## AIM:
Retype exactly the lines below, starting with the line that contains "Output the LaTeX" and ending with the last line; leave out any pictures.
====== RECORDS PROVIDED
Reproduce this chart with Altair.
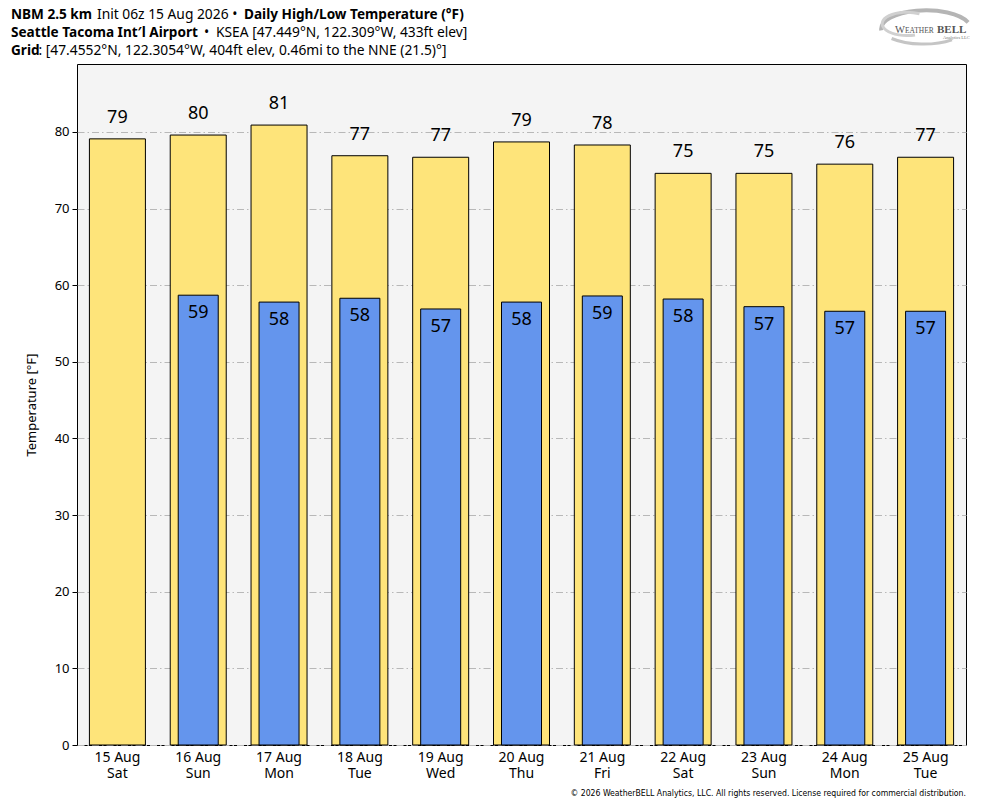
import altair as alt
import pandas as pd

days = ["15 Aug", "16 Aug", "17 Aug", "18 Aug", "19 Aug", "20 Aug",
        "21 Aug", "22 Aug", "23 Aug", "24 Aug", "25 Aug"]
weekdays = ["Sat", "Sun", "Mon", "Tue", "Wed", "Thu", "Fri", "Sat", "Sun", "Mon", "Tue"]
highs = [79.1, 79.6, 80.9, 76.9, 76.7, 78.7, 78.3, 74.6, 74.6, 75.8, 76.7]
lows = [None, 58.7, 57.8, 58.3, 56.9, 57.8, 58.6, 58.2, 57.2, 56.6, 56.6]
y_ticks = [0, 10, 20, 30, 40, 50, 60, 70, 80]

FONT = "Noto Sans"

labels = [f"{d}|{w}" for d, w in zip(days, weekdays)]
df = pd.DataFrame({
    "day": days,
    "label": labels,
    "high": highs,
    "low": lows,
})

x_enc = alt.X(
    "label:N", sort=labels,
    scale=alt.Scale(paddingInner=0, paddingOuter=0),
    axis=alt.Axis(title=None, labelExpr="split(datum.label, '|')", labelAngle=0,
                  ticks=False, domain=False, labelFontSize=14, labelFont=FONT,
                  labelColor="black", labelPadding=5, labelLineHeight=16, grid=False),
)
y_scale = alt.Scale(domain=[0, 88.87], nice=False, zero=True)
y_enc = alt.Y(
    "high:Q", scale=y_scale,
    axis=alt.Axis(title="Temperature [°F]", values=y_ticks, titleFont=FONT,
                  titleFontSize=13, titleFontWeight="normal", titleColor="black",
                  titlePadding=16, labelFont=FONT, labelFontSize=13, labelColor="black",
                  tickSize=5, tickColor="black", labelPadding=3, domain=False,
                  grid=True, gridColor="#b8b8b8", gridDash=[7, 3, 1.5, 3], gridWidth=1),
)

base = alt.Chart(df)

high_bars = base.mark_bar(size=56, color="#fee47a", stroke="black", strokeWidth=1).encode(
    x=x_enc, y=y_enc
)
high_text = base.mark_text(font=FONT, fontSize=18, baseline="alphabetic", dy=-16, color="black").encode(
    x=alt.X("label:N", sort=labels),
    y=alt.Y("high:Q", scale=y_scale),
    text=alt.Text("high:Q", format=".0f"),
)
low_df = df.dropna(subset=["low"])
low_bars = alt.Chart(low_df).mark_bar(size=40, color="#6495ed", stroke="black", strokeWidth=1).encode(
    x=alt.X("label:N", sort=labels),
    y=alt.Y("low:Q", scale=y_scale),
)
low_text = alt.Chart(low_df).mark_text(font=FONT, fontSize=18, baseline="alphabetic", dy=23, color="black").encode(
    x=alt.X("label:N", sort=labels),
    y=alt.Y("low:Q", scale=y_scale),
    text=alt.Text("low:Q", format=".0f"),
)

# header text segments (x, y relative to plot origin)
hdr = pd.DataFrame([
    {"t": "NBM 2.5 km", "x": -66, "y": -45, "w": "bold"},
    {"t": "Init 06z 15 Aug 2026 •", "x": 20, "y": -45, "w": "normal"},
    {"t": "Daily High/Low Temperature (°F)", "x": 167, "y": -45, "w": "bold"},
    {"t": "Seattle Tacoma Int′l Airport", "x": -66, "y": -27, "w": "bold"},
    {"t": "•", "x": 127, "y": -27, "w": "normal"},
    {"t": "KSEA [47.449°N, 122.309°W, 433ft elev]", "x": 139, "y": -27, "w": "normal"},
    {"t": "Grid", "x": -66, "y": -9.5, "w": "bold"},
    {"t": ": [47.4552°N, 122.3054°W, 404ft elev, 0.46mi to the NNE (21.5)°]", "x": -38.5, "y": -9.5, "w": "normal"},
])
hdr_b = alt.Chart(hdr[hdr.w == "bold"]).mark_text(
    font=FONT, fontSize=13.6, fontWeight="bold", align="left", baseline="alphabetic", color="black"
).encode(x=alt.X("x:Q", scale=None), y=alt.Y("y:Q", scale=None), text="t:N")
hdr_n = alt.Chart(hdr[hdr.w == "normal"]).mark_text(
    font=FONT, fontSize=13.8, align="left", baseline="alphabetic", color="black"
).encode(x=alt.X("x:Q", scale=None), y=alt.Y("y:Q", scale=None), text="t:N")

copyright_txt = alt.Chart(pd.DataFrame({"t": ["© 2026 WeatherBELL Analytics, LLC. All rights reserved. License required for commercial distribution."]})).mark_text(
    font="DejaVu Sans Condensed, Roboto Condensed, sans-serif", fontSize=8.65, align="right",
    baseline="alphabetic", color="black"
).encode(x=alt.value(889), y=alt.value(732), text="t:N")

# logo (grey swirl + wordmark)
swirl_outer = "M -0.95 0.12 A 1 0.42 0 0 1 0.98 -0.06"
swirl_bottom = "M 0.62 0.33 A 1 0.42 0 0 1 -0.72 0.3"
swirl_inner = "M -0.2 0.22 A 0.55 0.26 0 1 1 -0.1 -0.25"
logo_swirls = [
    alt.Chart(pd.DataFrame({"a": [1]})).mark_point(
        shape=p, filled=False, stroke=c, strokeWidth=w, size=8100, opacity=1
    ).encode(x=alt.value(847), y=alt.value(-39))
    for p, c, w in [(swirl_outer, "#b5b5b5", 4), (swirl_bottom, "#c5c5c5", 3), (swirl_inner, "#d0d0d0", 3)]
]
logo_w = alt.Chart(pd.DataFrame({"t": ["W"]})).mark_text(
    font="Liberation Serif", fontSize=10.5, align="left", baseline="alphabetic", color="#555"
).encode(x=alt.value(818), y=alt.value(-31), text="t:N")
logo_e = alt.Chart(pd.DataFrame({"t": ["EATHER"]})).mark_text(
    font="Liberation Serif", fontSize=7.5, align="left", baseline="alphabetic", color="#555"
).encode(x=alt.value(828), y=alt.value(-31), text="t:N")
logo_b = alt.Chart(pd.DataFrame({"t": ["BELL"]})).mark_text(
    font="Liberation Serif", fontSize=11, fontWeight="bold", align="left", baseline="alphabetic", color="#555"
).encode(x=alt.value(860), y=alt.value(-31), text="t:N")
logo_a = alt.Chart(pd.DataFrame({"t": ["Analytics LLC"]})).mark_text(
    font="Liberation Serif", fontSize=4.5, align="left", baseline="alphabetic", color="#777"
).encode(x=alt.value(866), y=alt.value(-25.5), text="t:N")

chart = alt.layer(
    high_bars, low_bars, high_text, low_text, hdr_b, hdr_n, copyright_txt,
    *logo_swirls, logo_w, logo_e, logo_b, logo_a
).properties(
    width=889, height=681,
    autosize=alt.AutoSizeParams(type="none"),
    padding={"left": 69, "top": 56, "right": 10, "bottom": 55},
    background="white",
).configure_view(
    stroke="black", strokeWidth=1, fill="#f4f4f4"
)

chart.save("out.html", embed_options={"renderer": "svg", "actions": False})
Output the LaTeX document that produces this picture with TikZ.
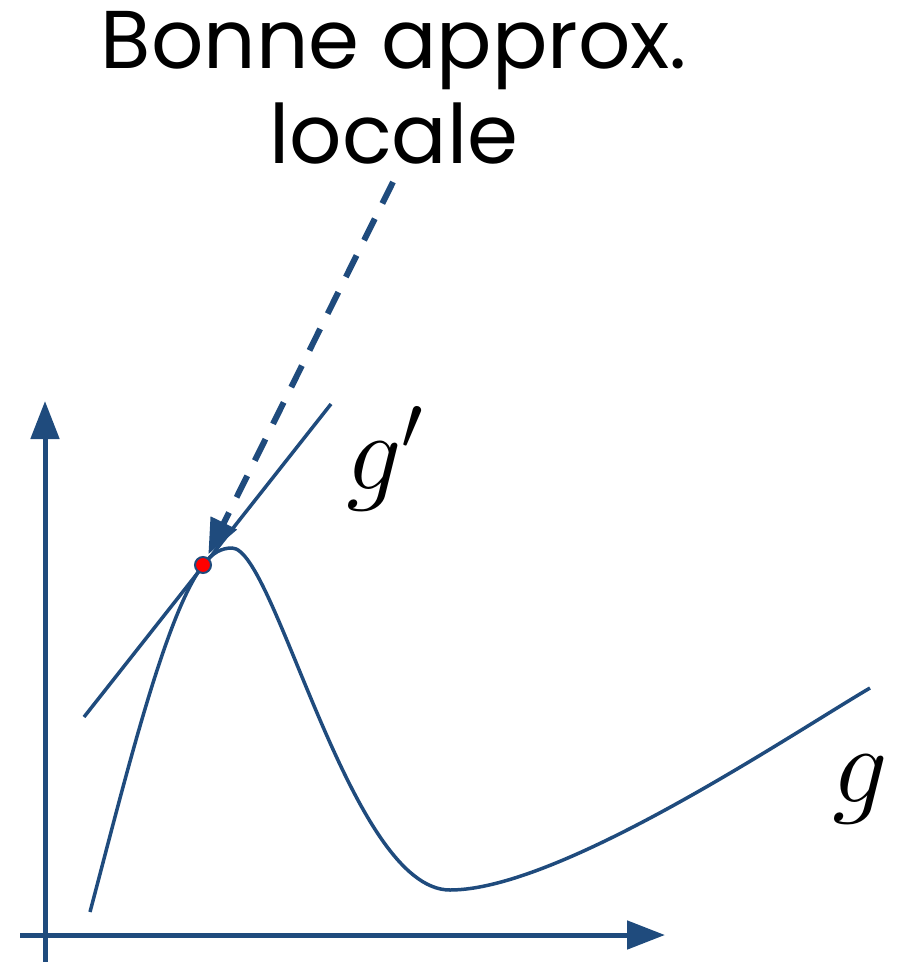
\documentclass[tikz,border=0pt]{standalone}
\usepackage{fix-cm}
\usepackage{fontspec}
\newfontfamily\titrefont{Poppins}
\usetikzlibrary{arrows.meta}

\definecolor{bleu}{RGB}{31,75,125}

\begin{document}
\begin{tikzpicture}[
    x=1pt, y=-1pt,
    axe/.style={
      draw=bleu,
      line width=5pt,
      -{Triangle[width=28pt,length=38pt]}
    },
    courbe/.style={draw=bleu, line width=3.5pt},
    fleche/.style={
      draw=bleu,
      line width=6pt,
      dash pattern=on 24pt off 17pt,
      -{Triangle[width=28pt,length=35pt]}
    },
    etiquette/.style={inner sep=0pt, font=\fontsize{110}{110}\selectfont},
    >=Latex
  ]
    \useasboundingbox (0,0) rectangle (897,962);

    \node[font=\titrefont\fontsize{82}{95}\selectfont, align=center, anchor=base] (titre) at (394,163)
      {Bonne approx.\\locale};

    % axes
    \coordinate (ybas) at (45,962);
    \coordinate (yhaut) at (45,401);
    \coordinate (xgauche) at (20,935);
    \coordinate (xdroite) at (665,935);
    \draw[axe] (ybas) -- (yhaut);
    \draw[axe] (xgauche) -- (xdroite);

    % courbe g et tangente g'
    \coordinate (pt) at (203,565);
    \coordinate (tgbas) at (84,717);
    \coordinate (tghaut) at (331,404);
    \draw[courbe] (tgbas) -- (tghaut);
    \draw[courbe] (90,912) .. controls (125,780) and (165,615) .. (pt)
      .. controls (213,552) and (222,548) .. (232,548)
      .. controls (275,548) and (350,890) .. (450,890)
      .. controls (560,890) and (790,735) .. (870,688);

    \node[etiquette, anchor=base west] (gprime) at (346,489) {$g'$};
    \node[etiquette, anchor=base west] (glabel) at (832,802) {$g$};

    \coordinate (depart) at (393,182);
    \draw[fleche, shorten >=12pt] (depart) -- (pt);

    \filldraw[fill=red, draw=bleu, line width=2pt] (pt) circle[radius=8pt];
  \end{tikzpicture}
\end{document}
============
## WRITTEN RESPONSE:
Output the LaTeX document that produces this picture with TikZ.
\documentclass[tikz,border=0pt]{standalone}
\usepackage{fix-cm}
\usepackage{fontspec}
\newfontfamily\titrefont{Poppins}
\usetikzlibrary{arrows.meta}

\definecolor{bleu}{RGB}{31,75,125}

\begin{document}
\begin{tikzpicture}[
    x=1pt, y=-1pt,
    axe/.style={
      draw=bleu,
      line width=5pt,
      -{Triangle[width=28pt,length=38pt]}
    },
    courbe/.style={draw=bleu, line width=3.5pt},
    fleche/.style={
      draw=bleu,
      line width=6pt,
      dash pattern=on 24pt off 17pt,
      -{Triangle[width=28pt,length=35pt]}
    },
    etiquette/.style={inner sep=0pt, font=\fontsize{110}{110}\selectfont},
    >=Latex
  ]
    \useasboundingbox (0,0) rectangle (897,962);

    \node[font=\titrefont\fontsize{82}{95}\selectfont, align=center, anchor=base] (titre) at (394,163)
      {Bonne approx.\\locale};

    % axes
    \coordinate (ybas) at (45,962);
    \coordinate (yhaut) at (45,401);
    \coordinate (xgauche) at (20,935);
    \coordinate (xdroite) at (665,935);
    \draw[axe] (ybas) -- (yhaut);
    \draw[axe] (xgauche) -- (xdroite);

    % courbe g et tangente g'
    \coordinate (pt) at (203,565);
    \coordinate (tgbas) at (84,717);
    \coordinate (tghaut) at (331,404);
    \draw[courbe] (tgbas) -- (tghaut);
    \draw[courbe] (90,912) .. controls (125,780) and (165,615) .. (pt)
      .. controls (213,552) and (222,548) .. (232,548)
      .. controls (275,548) and (350,890) .. (450,890)
      .. controls (560,890) and (790,735) .. (870,688);

    \node[etiquette, anchor=base west] (gprime) at (346,489) {$g'$};
    \node[etiquette, anchor=base west] (glabel) at (832,802) {$g$};

    \coordinate (depart) at (393,182);
    \draw[fleche, shorten >=12pt] (depart) -- (pt);

    \filldraw[fill=red, draw=bleu, line width=2pt] (pt) circle[radius=8pt];
  \end{tikzpicture}
\end{document}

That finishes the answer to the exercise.